Entries with chart source code –
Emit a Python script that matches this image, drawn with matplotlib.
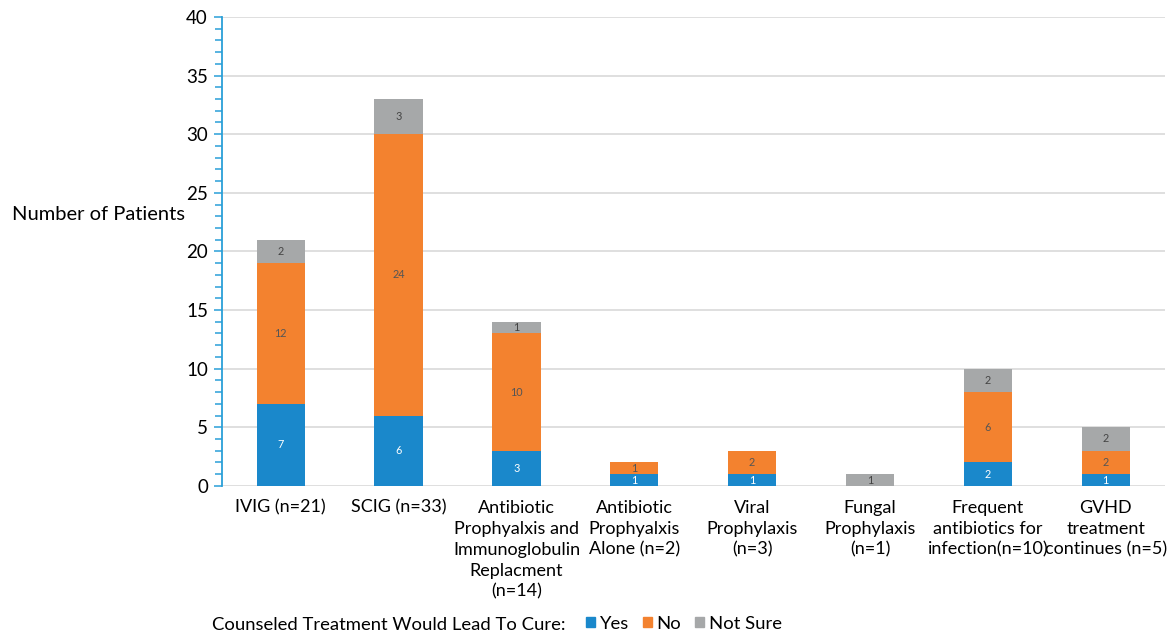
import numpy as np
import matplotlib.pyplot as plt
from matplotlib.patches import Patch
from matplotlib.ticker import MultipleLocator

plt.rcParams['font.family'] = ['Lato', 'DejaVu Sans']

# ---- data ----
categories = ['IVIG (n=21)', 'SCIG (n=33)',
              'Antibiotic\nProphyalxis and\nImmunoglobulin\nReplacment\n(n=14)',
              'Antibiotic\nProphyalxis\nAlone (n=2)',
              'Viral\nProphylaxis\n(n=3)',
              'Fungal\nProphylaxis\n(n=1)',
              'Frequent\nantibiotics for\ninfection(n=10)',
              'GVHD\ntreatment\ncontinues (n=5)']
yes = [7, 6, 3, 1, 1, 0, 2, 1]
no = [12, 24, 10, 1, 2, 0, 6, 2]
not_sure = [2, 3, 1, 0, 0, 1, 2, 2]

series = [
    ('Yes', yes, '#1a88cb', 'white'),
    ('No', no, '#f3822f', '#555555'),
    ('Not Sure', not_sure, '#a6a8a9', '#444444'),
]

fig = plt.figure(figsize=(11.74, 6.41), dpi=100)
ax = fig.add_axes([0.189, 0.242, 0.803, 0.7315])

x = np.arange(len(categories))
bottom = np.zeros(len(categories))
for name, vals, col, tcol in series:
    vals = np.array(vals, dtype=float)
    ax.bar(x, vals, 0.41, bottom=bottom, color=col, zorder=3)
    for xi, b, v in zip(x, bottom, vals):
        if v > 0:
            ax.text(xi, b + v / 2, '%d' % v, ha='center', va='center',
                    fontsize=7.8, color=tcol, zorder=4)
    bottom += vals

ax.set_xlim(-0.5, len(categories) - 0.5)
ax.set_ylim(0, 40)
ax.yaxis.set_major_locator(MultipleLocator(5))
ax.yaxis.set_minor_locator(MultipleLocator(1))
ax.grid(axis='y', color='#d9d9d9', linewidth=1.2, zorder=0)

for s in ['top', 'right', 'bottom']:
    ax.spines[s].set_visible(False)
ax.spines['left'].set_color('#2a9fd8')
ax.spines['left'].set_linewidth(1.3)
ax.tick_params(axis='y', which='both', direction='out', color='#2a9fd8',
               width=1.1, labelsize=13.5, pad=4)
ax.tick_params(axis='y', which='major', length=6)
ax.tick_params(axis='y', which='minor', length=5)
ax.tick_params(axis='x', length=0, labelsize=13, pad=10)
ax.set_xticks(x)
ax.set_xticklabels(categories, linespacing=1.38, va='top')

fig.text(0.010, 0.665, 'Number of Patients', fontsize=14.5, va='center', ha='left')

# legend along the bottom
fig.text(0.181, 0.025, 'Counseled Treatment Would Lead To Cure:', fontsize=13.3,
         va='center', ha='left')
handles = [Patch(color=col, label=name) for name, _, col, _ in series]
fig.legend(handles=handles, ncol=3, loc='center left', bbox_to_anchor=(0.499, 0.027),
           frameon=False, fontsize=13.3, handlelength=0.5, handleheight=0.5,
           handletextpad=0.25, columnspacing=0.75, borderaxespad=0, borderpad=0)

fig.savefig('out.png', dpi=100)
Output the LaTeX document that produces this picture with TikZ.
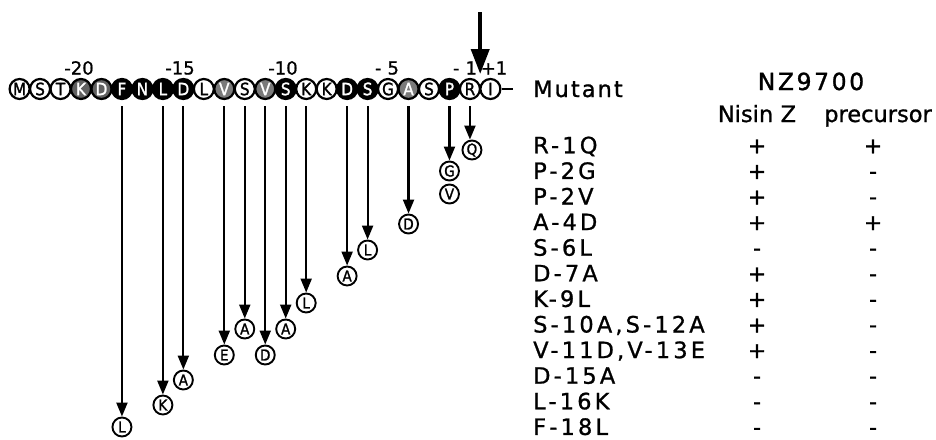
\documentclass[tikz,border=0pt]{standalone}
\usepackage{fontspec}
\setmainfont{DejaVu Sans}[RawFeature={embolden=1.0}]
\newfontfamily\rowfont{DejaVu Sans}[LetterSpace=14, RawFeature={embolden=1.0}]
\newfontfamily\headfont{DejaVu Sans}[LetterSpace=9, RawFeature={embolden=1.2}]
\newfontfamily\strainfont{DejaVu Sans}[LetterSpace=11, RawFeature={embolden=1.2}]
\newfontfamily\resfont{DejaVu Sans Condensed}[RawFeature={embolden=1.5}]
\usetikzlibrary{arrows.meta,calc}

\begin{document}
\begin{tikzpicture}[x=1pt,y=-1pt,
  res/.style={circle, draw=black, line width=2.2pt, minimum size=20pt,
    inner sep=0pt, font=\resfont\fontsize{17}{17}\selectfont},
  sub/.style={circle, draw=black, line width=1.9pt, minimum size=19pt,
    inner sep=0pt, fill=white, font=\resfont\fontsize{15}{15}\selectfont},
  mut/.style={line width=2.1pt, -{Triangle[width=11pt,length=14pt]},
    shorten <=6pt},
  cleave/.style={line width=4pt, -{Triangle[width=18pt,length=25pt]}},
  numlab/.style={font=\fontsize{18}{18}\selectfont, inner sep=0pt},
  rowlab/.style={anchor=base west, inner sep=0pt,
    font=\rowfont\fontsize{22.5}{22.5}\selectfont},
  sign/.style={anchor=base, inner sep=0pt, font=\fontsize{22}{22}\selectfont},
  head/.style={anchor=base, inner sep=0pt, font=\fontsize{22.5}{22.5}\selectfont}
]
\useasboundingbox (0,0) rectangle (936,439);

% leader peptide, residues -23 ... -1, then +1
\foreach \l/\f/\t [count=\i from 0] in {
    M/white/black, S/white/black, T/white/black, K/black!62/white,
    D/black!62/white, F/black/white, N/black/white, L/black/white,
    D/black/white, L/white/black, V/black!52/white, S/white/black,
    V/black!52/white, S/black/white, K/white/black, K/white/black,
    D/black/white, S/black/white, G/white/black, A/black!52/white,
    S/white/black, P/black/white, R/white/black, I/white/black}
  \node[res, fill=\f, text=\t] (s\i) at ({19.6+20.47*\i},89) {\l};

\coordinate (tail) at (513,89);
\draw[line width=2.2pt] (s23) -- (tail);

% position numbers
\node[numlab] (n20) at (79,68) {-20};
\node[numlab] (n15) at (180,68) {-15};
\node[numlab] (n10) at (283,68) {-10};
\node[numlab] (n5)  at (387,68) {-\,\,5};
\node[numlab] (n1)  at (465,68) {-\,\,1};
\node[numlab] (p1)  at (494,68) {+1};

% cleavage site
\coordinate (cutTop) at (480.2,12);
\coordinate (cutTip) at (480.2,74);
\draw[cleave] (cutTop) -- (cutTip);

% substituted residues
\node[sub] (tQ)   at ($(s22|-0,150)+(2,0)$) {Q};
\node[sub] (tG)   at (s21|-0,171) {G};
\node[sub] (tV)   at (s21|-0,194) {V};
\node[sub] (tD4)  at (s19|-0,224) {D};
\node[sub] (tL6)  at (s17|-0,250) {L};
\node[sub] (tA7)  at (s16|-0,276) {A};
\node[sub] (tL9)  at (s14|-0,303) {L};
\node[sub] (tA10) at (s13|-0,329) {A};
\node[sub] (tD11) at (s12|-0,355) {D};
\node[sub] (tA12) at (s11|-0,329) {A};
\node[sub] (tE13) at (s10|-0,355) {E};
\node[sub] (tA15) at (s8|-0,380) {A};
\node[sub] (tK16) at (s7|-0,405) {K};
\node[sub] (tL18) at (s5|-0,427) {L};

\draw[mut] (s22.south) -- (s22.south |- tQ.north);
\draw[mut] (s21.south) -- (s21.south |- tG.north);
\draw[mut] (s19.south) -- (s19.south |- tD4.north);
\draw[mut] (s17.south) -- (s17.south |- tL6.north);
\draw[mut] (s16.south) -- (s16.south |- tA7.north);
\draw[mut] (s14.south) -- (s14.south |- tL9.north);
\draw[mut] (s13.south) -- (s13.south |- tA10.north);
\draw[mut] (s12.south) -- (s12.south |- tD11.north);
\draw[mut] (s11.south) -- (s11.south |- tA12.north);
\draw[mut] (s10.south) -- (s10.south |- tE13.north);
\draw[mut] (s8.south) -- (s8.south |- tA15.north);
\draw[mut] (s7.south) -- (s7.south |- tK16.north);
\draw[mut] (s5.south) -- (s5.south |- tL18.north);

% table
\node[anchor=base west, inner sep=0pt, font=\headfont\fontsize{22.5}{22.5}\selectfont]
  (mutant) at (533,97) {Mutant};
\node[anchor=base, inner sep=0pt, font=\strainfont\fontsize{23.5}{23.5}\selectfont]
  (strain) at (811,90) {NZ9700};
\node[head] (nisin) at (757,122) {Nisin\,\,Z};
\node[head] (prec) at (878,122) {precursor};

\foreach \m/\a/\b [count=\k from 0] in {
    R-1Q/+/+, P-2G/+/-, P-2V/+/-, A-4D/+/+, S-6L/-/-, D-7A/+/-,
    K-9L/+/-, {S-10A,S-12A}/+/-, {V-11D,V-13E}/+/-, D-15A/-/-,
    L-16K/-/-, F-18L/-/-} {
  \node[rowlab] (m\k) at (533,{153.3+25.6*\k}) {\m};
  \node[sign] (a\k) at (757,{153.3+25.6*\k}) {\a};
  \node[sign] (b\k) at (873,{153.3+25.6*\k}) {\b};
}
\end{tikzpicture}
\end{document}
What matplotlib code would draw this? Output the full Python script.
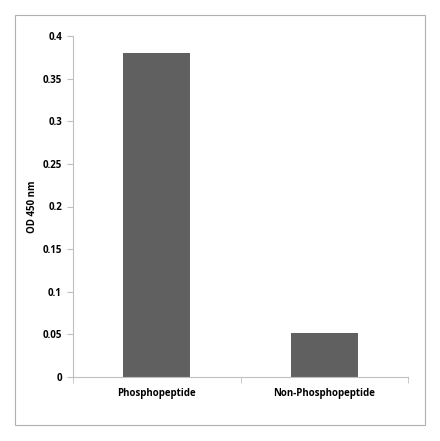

Exercise task –
Every line containing the string "matplotlib" must be listed.

The output –
Emit a Python script that matches this image, drawn with matplotlib.
import matplotlib.pyplot as plt
from matplotlib.patches import Patch
from matplotlib.ticker import MultipleLocator
What matplotlib code would draw this? Output the full Python script.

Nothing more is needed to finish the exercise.